NetSafe breathes life in Computer Security Advice
Tuesday, 8 April 2008, 11:24 am
Press Release: Netsafe

NetSafe breathes life into Computer Security AdviceA new and engaging campaign advising New Zealanders on how to keep their PC and information secure will be launched on April 9. The NetBasics website www.netbasics.org.nz advises home computer owners on how to protect their computers [Note that many of these computers are also used to manage small businesses and community organizations. ] and the data they hold.

“With the ever increasing volume and complexity of attacks on home PCs, the need for home computer owners to understand and implement security measures is greater than ever,” says Martin Cocker, Executive Director of NetSafe. ”The arrest of Owen Walker (aka Akill) is a timely reminder that the criminal fraternity has really switched on to the ‘opportunity’ of the internet.”

Many members of New Zealand’s cybersafety and security community will gather at Auckland’s Transmission Room to witness the official unveiling of the NetBasics. A video teaser has been posted on the YouTube video sharing site (www.youtube.com -keyword search – NetBasics).
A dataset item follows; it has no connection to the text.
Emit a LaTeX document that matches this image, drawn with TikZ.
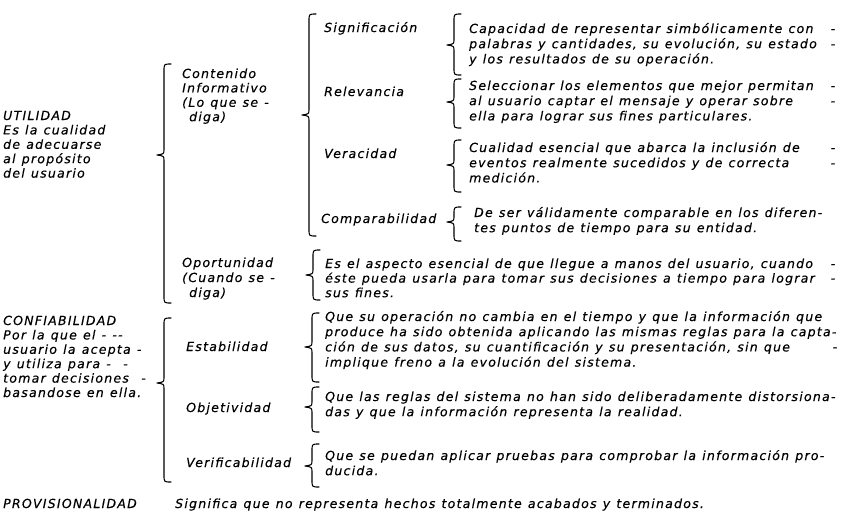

“On its own, computer security is a pretty dry subject. We needed a delivery vehicle that effectively explained the concepts and was also entertaining enough to keep the audience engaged,” says Cocker. “Animation allowed us to get creative and bring new life to this subject matter. I’m sure people will enjoy the animated episodes that introduce each security concept.”

The NetBasics was partially funded by the Digital Opportunities Community Partnership Fund. Other major contributors include InternetNZ, Westpac, the Ministry of Education, and TradeMe.
-------------------------------
I am annoyed I have only just found out about this, it came out earlier in the month when I was teaching this subject. Normally tki.org.nz is one of the first places that releases this information. ICT in education, there is even a community on it, instead I find out about it through the digital strategy 2.0 draft document (pdf), mind you this was posted on tki.org.nz.

I have requested the media pack from netsafe to be able to play with it more in my classroom, with the year 12 and year 13 students. Maybe it can form part of my study as it looks at hacker high school which I have talked about before in my blog.

I am just annoyed I found out about it now.